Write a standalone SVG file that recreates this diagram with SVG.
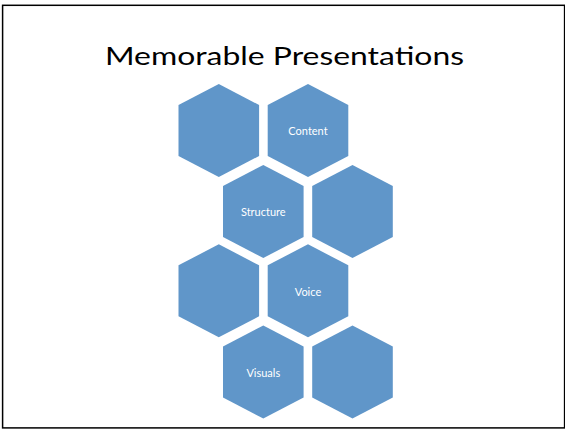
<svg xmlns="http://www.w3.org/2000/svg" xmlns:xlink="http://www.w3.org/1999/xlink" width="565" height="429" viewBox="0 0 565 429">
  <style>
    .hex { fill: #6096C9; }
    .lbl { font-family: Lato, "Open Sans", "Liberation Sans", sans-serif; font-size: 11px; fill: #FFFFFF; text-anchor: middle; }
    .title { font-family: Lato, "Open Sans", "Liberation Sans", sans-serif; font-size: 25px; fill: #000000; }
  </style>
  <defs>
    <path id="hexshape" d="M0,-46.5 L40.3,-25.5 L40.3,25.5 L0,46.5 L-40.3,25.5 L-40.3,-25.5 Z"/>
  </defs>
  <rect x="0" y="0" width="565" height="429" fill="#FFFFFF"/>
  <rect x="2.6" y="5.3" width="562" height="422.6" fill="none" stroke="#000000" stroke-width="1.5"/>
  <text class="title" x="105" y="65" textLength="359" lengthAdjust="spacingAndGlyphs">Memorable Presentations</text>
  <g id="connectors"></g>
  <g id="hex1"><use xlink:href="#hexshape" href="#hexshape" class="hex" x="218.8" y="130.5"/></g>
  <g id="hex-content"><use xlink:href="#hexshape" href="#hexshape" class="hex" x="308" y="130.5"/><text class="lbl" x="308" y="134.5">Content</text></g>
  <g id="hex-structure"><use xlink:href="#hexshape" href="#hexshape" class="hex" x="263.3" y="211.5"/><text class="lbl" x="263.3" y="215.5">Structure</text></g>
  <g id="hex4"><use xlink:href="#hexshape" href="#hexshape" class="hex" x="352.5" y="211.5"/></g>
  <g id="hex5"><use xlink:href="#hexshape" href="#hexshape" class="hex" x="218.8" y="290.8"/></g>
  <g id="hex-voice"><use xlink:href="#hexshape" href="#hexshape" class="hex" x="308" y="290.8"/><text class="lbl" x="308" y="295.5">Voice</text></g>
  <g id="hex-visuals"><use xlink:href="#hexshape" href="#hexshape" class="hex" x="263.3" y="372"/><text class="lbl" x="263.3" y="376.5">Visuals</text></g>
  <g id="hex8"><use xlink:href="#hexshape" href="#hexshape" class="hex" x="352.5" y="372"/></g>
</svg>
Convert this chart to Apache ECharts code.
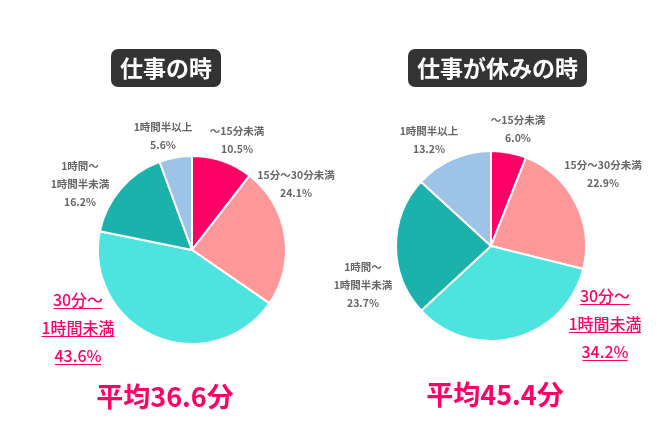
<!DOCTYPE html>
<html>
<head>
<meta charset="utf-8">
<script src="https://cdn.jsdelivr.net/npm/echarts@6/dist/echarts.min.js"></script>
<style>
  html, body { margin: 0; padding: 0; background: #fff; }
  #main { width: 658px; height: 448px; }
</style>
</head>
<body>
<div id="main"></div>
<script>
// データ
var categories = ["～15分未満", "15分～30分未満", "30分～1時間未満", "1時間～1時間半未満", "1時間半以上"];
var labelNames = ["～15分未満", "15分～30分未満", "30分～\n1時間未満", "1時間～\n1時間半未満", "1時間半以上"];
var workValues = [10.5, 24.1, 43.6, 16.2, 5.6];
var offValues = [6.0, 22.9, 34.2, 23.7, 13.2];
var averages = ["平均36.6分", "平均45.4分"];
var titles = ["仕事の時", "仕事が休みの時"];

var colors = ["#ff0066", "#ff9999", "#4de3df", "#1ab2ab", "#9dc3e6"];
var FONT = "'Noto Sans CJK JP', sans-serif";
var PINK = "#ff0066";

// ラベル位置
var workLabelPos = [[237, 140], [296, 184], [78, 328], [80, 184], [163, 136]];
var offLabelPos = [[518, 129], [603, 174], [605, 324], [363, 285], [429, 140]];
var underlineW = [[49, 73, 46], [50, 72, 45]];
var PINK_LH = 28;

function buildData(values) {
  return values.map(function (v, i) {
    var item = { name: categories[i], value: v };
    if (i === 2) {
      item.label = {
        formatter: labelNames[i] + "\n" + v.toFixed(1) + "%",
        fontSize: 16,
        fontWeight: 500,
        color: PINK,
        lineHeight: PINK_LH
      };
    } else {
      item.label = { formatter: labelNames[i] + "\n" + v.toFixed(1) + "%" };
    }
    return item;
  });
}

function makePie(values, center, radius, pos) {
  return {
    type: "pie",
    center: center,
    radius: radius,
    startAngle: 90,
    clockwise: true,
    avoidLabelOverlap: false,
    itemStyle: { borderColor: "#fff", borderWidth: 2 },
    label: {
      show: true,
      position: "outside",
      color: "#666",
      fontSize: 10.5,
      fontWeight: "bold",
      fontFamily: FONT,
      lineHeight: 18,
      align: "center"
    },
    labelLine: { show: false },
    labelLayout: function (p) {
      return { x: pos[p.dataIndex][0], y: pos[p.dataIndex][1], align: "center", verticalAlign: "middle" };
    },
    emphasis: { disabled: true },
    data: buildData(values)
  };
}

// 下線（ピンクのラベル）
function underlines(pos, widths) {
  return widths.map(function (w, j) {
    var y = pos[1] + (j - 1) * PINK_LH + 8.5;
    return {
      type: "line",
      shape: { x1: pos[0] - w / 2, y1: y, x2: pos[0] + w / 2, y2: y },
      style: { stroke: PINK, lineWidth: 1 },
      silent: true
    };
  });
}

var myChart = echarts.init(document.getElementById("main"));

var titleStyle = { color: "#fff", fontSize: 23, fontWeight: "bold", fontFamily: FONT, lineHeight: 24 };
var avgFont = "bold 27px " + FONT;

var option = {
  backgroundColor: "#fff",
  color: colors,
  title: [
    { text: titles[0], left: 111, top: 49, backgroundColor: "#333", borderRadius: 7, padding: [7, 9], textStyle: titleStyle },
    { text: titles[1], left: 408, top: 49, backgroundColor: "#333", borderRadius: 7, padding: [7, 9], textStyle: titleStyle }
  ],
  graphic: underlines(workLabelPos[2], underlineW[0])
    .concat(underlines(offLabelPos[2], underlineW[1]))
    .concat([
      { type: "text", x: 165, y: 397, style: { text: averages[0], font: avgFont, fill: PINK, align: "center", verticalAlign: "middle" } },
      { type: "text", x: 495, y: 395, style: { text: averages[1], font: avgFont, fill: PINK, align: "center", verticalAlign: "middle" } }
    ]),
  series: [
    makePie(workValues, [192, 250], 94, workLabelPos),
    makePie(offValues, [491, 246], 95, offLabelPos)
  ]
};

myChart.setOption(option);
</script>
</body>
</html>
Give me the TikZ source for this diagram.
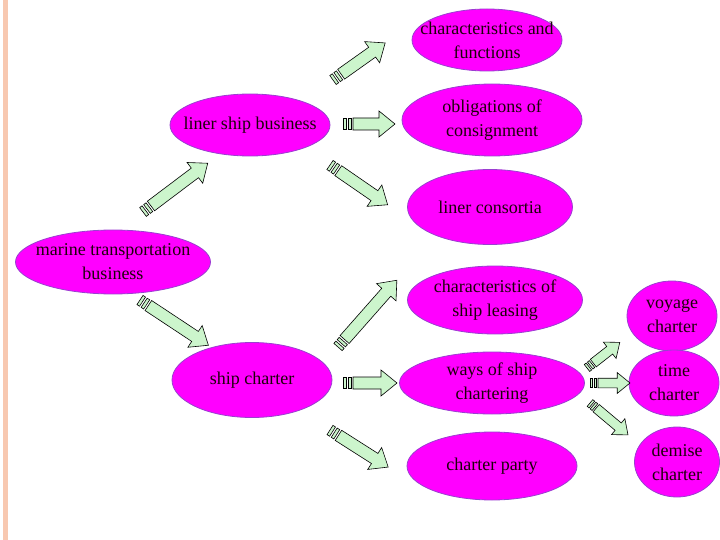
········
* **Problem**: From the listing above, print every entry precisely and drop the pictures.

* **Solution**:
Write a standalone SVG file that recreates this diagram with SVG.
<svg xmlns="http://www.w3.org/2000/svg" xmlns:xlink="http://www.w3.org/1999/xlink" width="565" height="429" viewBox="0 0 565 429">
  <style>
    .hex { fill: #6096C9; }
    .lbl { font-family: Lato, "Open Sans", "Liberation Sans", sans-serif; font-size: 11px; fill: #FFFFFF; text-anchor: middle; }
    .title { font-family: Lato, "Open Sans", "Liberation Sans", sans-serif; font-size: 25px; fill: #000000; }
  </style>
  <defs>
    <path id="hexshape" d="M0,-46.5 L40.3,-25.5 L40.3,25.5 L0,46.5 L-40.3,25.5 L-40.3,-25.5 Z"/>
  </defs>
  <rect x="0" y="0" width="565" height="429" fill="#FFFFFF"/>
  <rect x="2.6" y="5.3" width="562" height="422.6" fill="none" stroke="#000000" stroke-width="1.5"/>
  <text class="title" x="105" y="65" textLength="359" lengthAdjust="spacingAndGlyphs">Memorable Presentations</text>
  <g id="connectors"></g>
  <g id="hex1"><use xlink:href="#hexshape" href="#hexshape" class="hex" x="218.8" y="130.5"/></g>
  <g id="hex-content"><use xlink:href="#hexshape" href="#hexshape" class="hex" x="308" y="130.5"/><text class="lbl" x="308" y="134.5">Content</text></g>
  <g id="hex-structure"><use xlink:href="#hexshape" href="#hexshape" class="hex" x="263.3" y="211.5"/><text class="lbl" x="263.3" y="215.5">Structure</text></g>
  <g id="hex4"><use xlink:href="#hexshape" href="#hexshape" class="hex" x="352.5" y="211.5"/></g>
  <g id="hex5"><use xlink:href="#hexshape" href="#hexshape" class="hex" x="218.8" y="290.8"/></g>
  <g id="hex-voice"><use xlink:href="#hexshape" href="#hexshape" class="hex" x="308" y="290.8"/><text class="lbl" x="308" y="295.5">Voice</text></g>
  <g id="hex-visuals"><use xlink:href="#hexshape" href="#hexshape" class="hex" x="263.3" y="372"/><text class="lbl" x="263.3" y="376.5">Visuals</text></g>
  <g id="hex8"><use xlink:href="#hexshape" href="#hexshape" class="hex" x="352.5" y="372"/></g>
</svg>
Convert this chart to Apache ECharts code.
<!DOCTYPE html>
<html>
<head>
<meta charset="utf-8">
<script src="https://cdn.jsdelivr.net/npm/echarts@6/dist/echarts.min.js"></script>
<style>
  html, body { margin: 0; padding: 0; background: #fff; }
  #main { width: 658px; height: 448px; }
</style>
</head>
<body>
<div id="main"></div>
<script>
// データ
var categories = ["～15分未満", "15分～30分未満", "30分～1時間未満", "1時間～1時間半未満", "1時間半以上"];
var labelNames = ["～15分未満", "15分～30分未満", "30分～\n1時間未満", "1時間～\n1時間半未満", "1時間半以上"];
var workValues = [10.5, 24.1, 43.6, 16.2, 5.6];
var offValues = [6.0, 22.9, 34.2, 23.7, 13.2];
var averages = ["平均36.6分", "平均45.4分"];
var titles = ["仕事の時", "仕事が休みの時"];

var colors = ["#ff0066", "#ff9999", "#4de3df", "#1ab2ab", "#9dc3e6"];
var FONT = "'Noto Sans CJK JP', sans-serif";
var PINK = "#ff0066";

// ラベル位置
var workLabelPos = [[237, 140], [296, 184], [78, 328], [80, 184], [163, 136]];
var offLabelPos = [[518, 129], [603, 174], [605, 324], [363, 285], [429, 140]];
var underlineW = [[49, 73, 46], [50, 72, 45]];
var PINK_LH = 28;

function buildData(values) {
  return values.map(function (v, i) {
    var item = { name: categories[i], value: v };
    if (i === 2) {
      item.label = {
        formatter: labelNames[i] + "\n" + v.toFixed(1) + "%",
        fontSize: 16,
        fontWeight: 500,
        color: PINK,
        lineHeight: PINK_LH
      };
    } else {
      item.label = { formatter: labelNames[i] + "\n" + v.toFixed(1) + "%" };
    }
    return item;
  });
}

function makePie(values, center, radius, pos) {
  return {
    type: "pie",
    center: center,
    radius: radius,
    startAngle: 90,
    clockwise: true,
    avoidLabelOverlap: false,
    itemStyle: { borderColor: "#fff", borderWidth: 2 },
    label: {
      show: true,
      position: "outside",
      color: "#666",
      fontSize: 10.5,
      fontWeight: "bold",
      fontFamily: FONT,
      lineHeight: 18,
      align: "center"
    },
    labelLine: { show: false },
    labelLayout: function (p) {
      return { x: pos[p.dataIndex][0], y: pos[p.dataIndex][1], align: "center", verticalAlign: "middle" };
    },
    emphasis: { disabled: true },
    data: buildData(values)
  };
}

// 下線（ピンクのラベル）
function underlines(pos, widths) {
  return widths.map(function (w, j) {
    var y = pos[1] + (j - 1) * PINK_LH + 8.5;
    return {
      type: "line",
      shape: { x1: pos[0] - w / 2, y1: y, x2: pos[0] + w / 2, y2: y },
      style: { stroke: PINK, lineWidth: 1 },
      silent: true
    };
  });
}

var myChart = echarts.init(document.getElementById("main"));

var titleStyle = { color: "#fff", fontSize: 23, fontWeight: "bold", fontFamily: FONT, lineHeight: 24 };
var avgFont = "bold 27px " + FONT;

var option = {
  backgroundColor: "#fff",
  color: colors,
  title: [
    { text: titles[0], left: 111, top: 49, backgroundColor: "#333", borderRadius: 7, padding: [7, 9], textStyle: titleStyle },
    { text: titles[1], left: 408, top: 49, backgroundColor: "#333", borderRadius: 7, padding: [7, 9], textStyle: titleStyle }
  ],
  graphic: underlines(workLabelPos[2], underlineW[0])
    .concat(underlines(offLabelPos[2], underlineW[1]))
    .concat([
      { type: "text", x: 165, y: 397, style: { text: averages[0], font: avgFont, fill: PINK, align: "center", verticalAlign: "middle" } },
      { type: "text", x: 495, y: 395, style: { text: averages[1], font: avgFont, fill: PINK, align: "center", verticalAlign: "middle" } }
    ]),
  series: [
    makePie(workValues, [192, 250], 94, workLabelPos),
    makePie(offValues, [491, 246], 95, offLabelPos)
  ]
};

myChart.setOption(option);
</script>
</body>
</html>
Give me the TikZ source for this diagram.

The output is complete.